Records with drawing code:
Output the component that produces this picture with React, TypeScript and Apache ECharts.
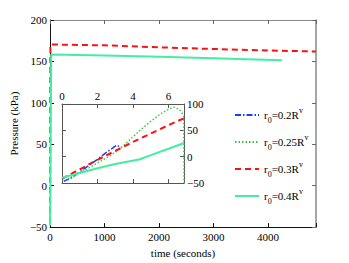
import React, { useEffect, useRef } from "react";
import * as echarts from "echarts";

const mainXTicks = [0, 1000, 2000, 3000, 4000];
const mainYTicks = [-50, 0, 50, 100, 150, 200];
const insetXTicks = [0, 2, 4, 6];
const insetYTicks = [-50, 0, 50, 100];

const seriesNames = ["r0=0.2Rv", "r0=0.25Rv", "r0=0.3Rv", "r0=0.4Rv"];
const legendLabels = ["0.2", "0.25", "0.3", "0.4"];

// main plot (time in seconds, pressure kPa)
const mainRed: [number, number][] = [[0, -45], [6, 170.5], [1000, 169.4], [2000, 167], [3000, 165], [4000, 163.2], [4880, 162]];
const mainMint: [number, number][] = [[0, -48], [20, 158.3], [1000, 157], [2000, 155.5], [3000, 153.8], [4255, 151.5]];

// inset
const insetBlue: [number, number][] = [[0.1, -47], [0.5, -40], [1, -29], [1.5, -17], [2, -5], [2.5, 8], [3, 20], [3.1, 22], [3.3, 17]];
const insetGreen: [number, number][] = [[0.3, -45], [1, -31], [2, -12], [3, 8], [3.5, 22], [4, 38], [4.5, 53], [5, 67], [5.5, 80], [6, 90], [6.3, 94], [6.6, 90], [6.85, 78], [6.87, -50]];
const insetRed: [number, number][] = [[0, -42], [1, -24], [2, -6], [3, 11], [4, 28], [5, 44], [6, 60], [6.87, 73]];
const insetMint: [number, number][] = [[0, -40], [1, -31], [2, -22], [3, -14], [4.4, -5], [5, 3], [6, 15], [6.87, 26]];

const FONT = "Liberation Serif";
const BLUE = "#1a3cff";
const GREEN = "#44c444";
const RED = "#ff1010";
const MINT = "#44eea0";

const fmt = (ticks: number[]) => (v: number) =>
  ticks.includes(Math.round(v * 1000) / 1000) ? (v < 0 ? "\u2212" + Math.abs(v) : String(v)) : "";

export default function App() {
  const ref = useRef<HTMLDivElement>(null);
  useEffect(() => {
    if (!ref.current) return;
    const chart = echarts.init(ref.current, undefined, { renderer: "svg" });
    const lbl = { fontFamily: FONT, fontSize: 11, color: "#000" };
    const tickIn = (color: string) => ({ show: true, inside: true, length: 4, lineStyle: { color } });
    const line = (color: string, width = 1) => ({ show: true, onZero: false, lineStyle: { color, width } });
    chart.setOption({
      animation: false,
      backgroundColor: "#fff",
      grid: [
        { left: 46, right: 33, top: 20, bottom: 30, containLabel: false },
        { left: 62, right: 165, top: 104, bottom: 80, containLabel: false },
      ],
      xAxis: [
        {
          gridIndex: 0, type: "value", min: 0, max: 4880, interval: 1000, position: "bottom",
          axisLine: line("#111"),
          axisTick: tickIn("#111"), splitLine: { show: false },
          axisLabel: { ...lbl, margin: 4, formatter: fmt(mainXTicks) },
          name: "time (seconds)", nameLocation: "middle", nameGap: 19,
          nameTextStyle: { fontFamily: FONT, fontSize: 11, color: "#000" },
        },
        {
          gridIndex: 0, type: "value", min: 0, max: 4880, interval: 1000, position: "top",
          axisLine: line("#888"),
          axisTick: tickIn("#666"), splitLine: { show: false }, axisLabel: { show: false },
        },
        {
          gridIndex: 1, type: "value", min: 0, max: 6.87, interval: 2, position: "top",
          axisLine: line("#555"),
          axisTick: tickIn("#555"), splitLine: { show: false },
          axisLabel: { ...lbl, margin: 3, formatter: fmt(insetXTicks) },
        },
        {
          gridIndex: 1, type: "value", min: 0, max: 6.87, interval: 2, position: "bottom",
          axisLine: line("#555"),
          axisTick: tickIn("#555"), splitLine: { show: false }, axisLabel: { show: false },
        },
      ],
      yAxis: [
        {
          gridIndex: 0, type: "value", min: -50, max: 200, interval: 50, position: "left",
          axisLine: line("#111"),
          axisTick: tickIn("#111"), splitLine: { show: false },
          axisLabel: { ...lbl, margin: 3, formatter: fmt(mainYTicks) },
          name: "Pressure (kPa)", nameLocation: "middle", nameGap: 27, nameRotate: 90,
          nameTextStyle: { fontFamily: FONT, fontSize: 11, color: "#000" },
        },
        {
          gridIndex: 0, type: "value", min: -50, max: 200, interval: 50, position: "right",
          axisLine: line("#888", 1.5),
          axisTick: tickIn("#666"), splitLine: { show: false }, axisLabel: { show: false },
        },
        {
          gridIndex: 1, type: "value", min: -50, max: 100, interval: 50, position: "right",
          axisLine: line("#555"),
          axisTick: tickIn("#555"), splitLine: { show: false },
          axisLabel: { ...lbl, margin: 3, formatter: fmt(insetYTicks) },
        },
        {
          gridIndex: 1, type: "value", min: -50, max: 100, interval: 50, position: "left",
          axisLine: line("#555"),
          axisTick: tickIn("#555"), splitLine: { show: false }, axisLabel: { show: false },
        },
      ],
      legend: {
        show: true, orient: "vertical", left: 229, top: 101, itemWidth: 24, itemHeight: 10, itemGap: 9,
        data: seriesNames,
        itemStyle: { opacity: 0 },
        formatter: (name: string) => {
          const i = seriesNames.indexOf(name);
          return `{a|r}{s|0}{a|=${legendLabels[i]}R}{p|v}`;
        },
        textStyle: {
          fontFamily: FONT, fontSize: 11, color: "#000",
          rich: {
            a: { fontFamily: FONT, fontSize: 11, lineHeight: 18, verticalAlign: "middle" },
            s: { fontFamily: FONT, fontSize: 8, lineHeight: 18, verticalAlign: "bottom" },
            p: { fontFamily: FONT, fontSize: 8, lineHeight: 18, verticalAlign: "top" },
          },
        },
      },
      series: [
        {
          name: seriesNames[0], type: "line", xAxisIndex: 2, yAxisIndex: 2, data: insetBlue,
          symbol: "none", lineStyle: { color: BLUE, width: 1.5, type: [6, 2, 1.5, 2] }, itemStyle: { color: BLUE },
        },
        {
          name: seriesNames[1], type: "line", xAxisIndex: 2, yAxisIndex: 2, data: insetGreen,
          symbol: "none", lineStyle: { color: GREEN, width: 1.5, type: [1.5, 2] }, itemStyle: { color: GREEN },
        },
        {
          name: seriesNames[2], type: "line", xAxisIndex: 0, yAxisIndex: 0, data: mainRed,
          symbol: "none", lineStyle: { color: RED, width: 2, type: [6, 4] }, itemStyle: { color: RED },
        },
        {
          name: seriesNames[3], type: "line", xAxisIndex: 0, yAxisIndex: 0, data: mainMint,
          symbol: "none", lineStyle: { color: MINT, width: 2, type: "solid" }, itemStyle: { color: MINT },
        },
        {
          name: seriesNames[2], type: "line", xAxisIndex: 2, yAxisIndex: 2, data: insetRed,
          symbol: "none", lineStyle: { color: RED, width: 2, type: [6, 4] }, itemStyle: { color: RED },
        },
        {
          name: seriesNames[3], type: "line", xAxisIndex: 2, yAxisIndex: 2, data: insetMint,
          symbol: "none", lineStyle: { color: MINT, width: 2, type: "solid" }, itemStyle: { color: MINT },
        },
      ],
    });
    return () => chart.dispose();
  }, []);
  return (
    <div
      ref={ref}
      style={{ position: "fixed", left: 0, top: 0, width: 349, height: 263, background: "#fff" }}
    />
  );
}
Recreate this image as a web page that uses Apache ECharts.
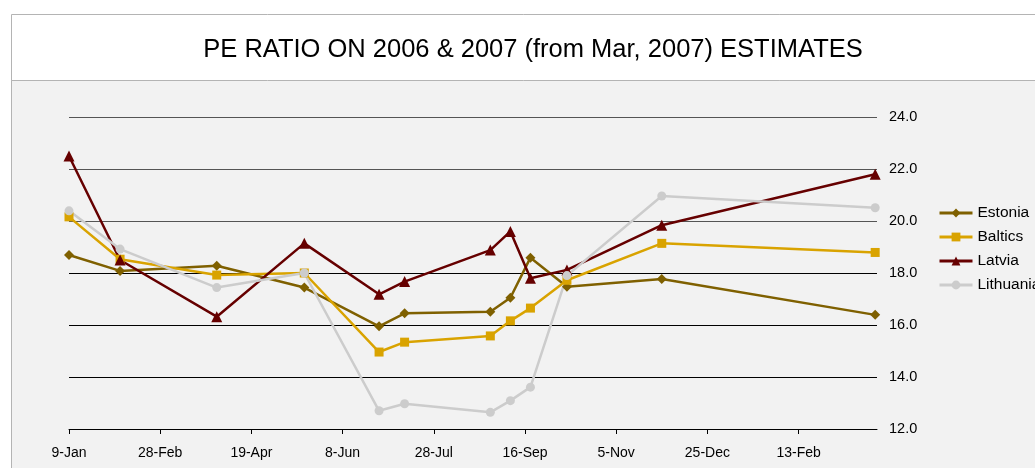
<!DOCTYPE html>
<html>
<head>
<meta charset="utf-8">
<title>PE ratio</title>
<script src="https://cdn.jsdelivr.net/npm/echarts@6/dist/echarts.min.js"></script>
<style>
html, body { margin: 0; padding: 0; background: #fff; }
#chart { width: 1035px; height: 468px; }
</style>
</head>
<body>
<div id="chart"></div>
<script>
// data
const dates = ['2007-01-09', '2007-02-06', '2007-03-31', '2007-05-18', '2007-06-28', '2007-07-12',
  '2007-08-28', '2007-09-08', '2007-09-19', '2007-10-09', '2007-11-30', '2008-03-26'];
const estonia = [18.69, 18.08, 18.28, 17.44, 15.95, 16.45, 16.51, 17.05, 18.59, 17.47, 17.77, 16.39];
const baltics = [20.16, 18.53, 17.92, 18.0, 14.96, 15.34, 15.58, 16.16, 16.65, 17.72, 19.14, 18.79];
const latvia = [22.5, 18.5, 16.32, 19.14, 17.18, 17.67, 18.88, 19.6, 17.8, 18.12, 19.84, 21.8];
const lithuania = [20.39, 18.92, 17.44, 18.0, 12.7, 12.97, 12.64, 13.09, 13.61, 17.9, 20.96, 20.51];
const xTickDates = ['2007-01-09', '2007-02-28', '2007-04-19', '2007-06-08', '2007-07-28',
  '2007-09-16', '2007-11-05', '2007-12-25', '2008-02-13'];
const xEndDate = '2008-03-27';
const yMin = 12, yMax = 24, yStep = 2;

const months = ['Jan', 'Feb', 'Mar', 'Apr', 'May', 'Jun', 'Jul', 'Aug', 'Sep', 'Oct', 'Nov', 'Dec'];
const base = Date.UTC(2007, 0, 9);
function toDay(s) {
  const p = s.split('-').map(Number);
  return Math.round((Date.UTC(p[0], p[1] - 1, p[2]) - base) / 86400000);
}
function dayLabel(v) {
  const d = new Date(base + v * 86400000);
  return d.getUTCDate() + '-' + months[d.getUTCMonth()];
}
const days = dates.map(toDay);
const pairs = vals => vals.map((v, i) => [days[i], v]);

const font = "'Liberation Sans', Arial, sans-serif";
const chart = echarts.init(document.getElementById('chart'));

function makeSeries(name, vals, color, symbol, size) {
  return {
    name: name,
    type: 'line',
    data: pairs(vals),
    symbol: symbol,
    symbolSize: size,
    showSymbol: true,
    lineStyle: { color: color, width: 2.5 },
    itemStyle: { color: color },
    emphasis: { disabled: true }
  };
}

chart.setOption({
  animation: false,
  textStyle: { fontFamily: font },
  graphic: [
    {
      type: 'rect', z: -10, silent: true,
      shape: { x: 11.5, y: 14.5, width: 1040, height: 470 },
      style: { fill: '#fff', stroke: '#b4b4b4', lineWidth: 1 }
    },
    {
      type: 'rect', z: -9, silent: true,
      shape: { x: 11.5, y: 80.5, width: 1040, height: 400 },
      style: { fill: '#f2f2f2', stroke: '#b4b4b4', lineWidth: 1 }
    }
  ],
  title: {
    text: 'PE RATIO ON 2006 & 2007 (from Mar, 2007) ESTIMATES',
    left: 528,
    top: 32,
    textAlign: 'center',
    textStyle: { fontSize: 25.5, fontWeight: 'normal', color: '#000', fontFamily: font }
  },
  legend: {
    orient: 'vertical',
    left: 938,
    top: 205,
    padding: 0,
    itemWidth: 33,
    itemHeight: 11,
    itemGap: 8,
    lineStyle: { width: 3 },
    textStyle: { fontSize: 15.5, color: '#000', fontFamily: font },
    data: ['Estonia', 'Baltics', 'Latvia', 'Lithuania']
  },
  grid: { left: 69, right: 158, top: 117, bottom: 39, outerBoundsMode: 'none' },
  xAxis: {
    type: 'value',
    min: 0,
    max: toDay(xEndDate),
    axisLine: { lineStyle: { color: '#000', width: 1 } },
    axisTick: { show: true, length: 5, customValues: xTickDates.map(toDay), lineStyle: { color: '#000' } },
    axisLabel: {
      customValues: xTickDates.map(toDay),
      formatter: dayLabel,
      margin: 17,
      fontSize: 14,
      color: '#000',
      fontFamily: font
    },
    splitLine: { show: false }
  },
  yAxis: {
    type: 'value',
    position: 'right',
    min: yMin,
    max: yMax,
    interval: yStep,
    axisLine: { show: false },
    axisTick: { show: false },
    axisLabel: {
      formatter: v => v.toFixed(1),
      margin: 12,
      fontSize: 14.5,
      color: '#000',
      fontFamily: font
    },
    splitLine: {
      lineStyle: { color: ['#000', '#000', '#000', '#000', '#555', '#555', '#555'], width: 1 }
    }
  },
  series: [
    makeSeries('Estonia', estonia, '#7f6000', 'diamond', 10),
    makeSeries('Baltics', baltics, '#d9a300', 'rect', 9),
    makeSeries('Latvia', latvia, '#660000', 'triangle', 11),
    makeSeries('Lithuania', lithuania, '#cccccc', 'circle', 9)
  ]
});
</script>
</body>
</html>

=== Work to do ===
Look through the material and copy each line that has "picture".

=== Task response ===
Output the component that produces this picture with React, TypeScript and Apache ECharts.

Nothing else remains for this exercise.